According to a survey by Hype Auditor, virtual influencers engage up to 3 times more than real influencers. It is also worth noting that they are often created and controlled directly by a brand, so these influencers are safer to stay within the company's guidelines and without social interference, as can happen with real people.
At first sight, when visiting the account of a virtual influencer, it seems to be a profile like any other. With a very well-thought-out aesthetic, super real outfits, and environments. Everything is thought out to the smallest details and real, except for the fact that the protagonist is a computer graphics creation. We need to say that, despite being a little scary at first, we soon found ourselves interacting with those influencers and even saving their inspirational outfits.
In August 2020, the OnBuy website listed the online influencers that had the greatest financial return throughout the year. Check out who are the first 5:
To start the ranking of virtual digital influencers, Lil Miquela, with around £9 millions of predicted yearly earnings. She is a digital creation with more than three million followers on Instagram, who has released singles, and is one of the darlings of luxury brands such as Prada and Chanel. In her social network, Miquela posts about fashion, lifestyle, food, and even selfies with real celebrities. In addition, the influencer is also engaged in social causes!
After Miquela, who topped the list, comes Noonoouri, with more than £2 millions of predicted yearly earnings. The only one on the list that does not resemble a real human, the virtual doll Noonoouri is successful in the world of fashion, being the cover of magazines and editorials from major brands around the world.
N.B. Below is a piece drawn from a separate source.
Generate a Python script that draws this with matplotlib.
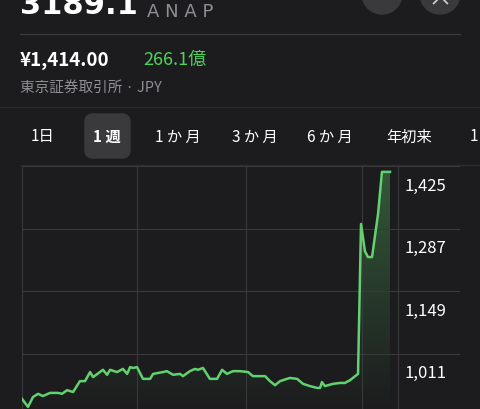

In 2019, she became an official model at IMG Models, one of the most reputable modeling agencies in the world. She has already collaborated with brands such as Versace, Dior, and Nike.
With about half a million pounds of predicted yearly earnings, in third place is Imma, who defines herself as a virtual girl, interested in Japanese culture, movies, and art. She is characterized by pink hair and has starred in campaigns for fashion companies such as Puma and UNIQLO, in addition to working with other sectors, such as the Magnum ice cream brand.
In fourth place is Bermuda, with around £450,000 of predicted yearly earnings. Created by Brud, the same creator as Lil Miquela, she became famous for fighting with her on social media – all marketing, of course, and today the two are best friends. From well-posed photos eating pasta in a Los Angeles restaurant to clicks exercising at home, this is the "life" of the online influencer Bermuda who has worked for Chanel, Balenciaga, Tesla, Adam Selman, and Starbucks on her Instagram.
Bermuda’s on-off boyfriend and Miquela's friend from day one, Blawko is in 5th place with over £150,000 of predicted yearly earnings. Another Brud influencer, which trademark is never fully showing his face, covered by a black mask that hides his mouth and part of his nose. He has 149,000 followers and was the cover of the Singapore edition of Esquire fashion magazine, as well the face of a campaign for Absolut vodka.
Virtual influencers prove that it is not necessary for someone to actually exist to influence others. All that is needed is a figure to be popularized while transmitting the most diverse messages chosen by its creators. They are public figures who can approach perfection and are unaffected by criticism like most celebrities.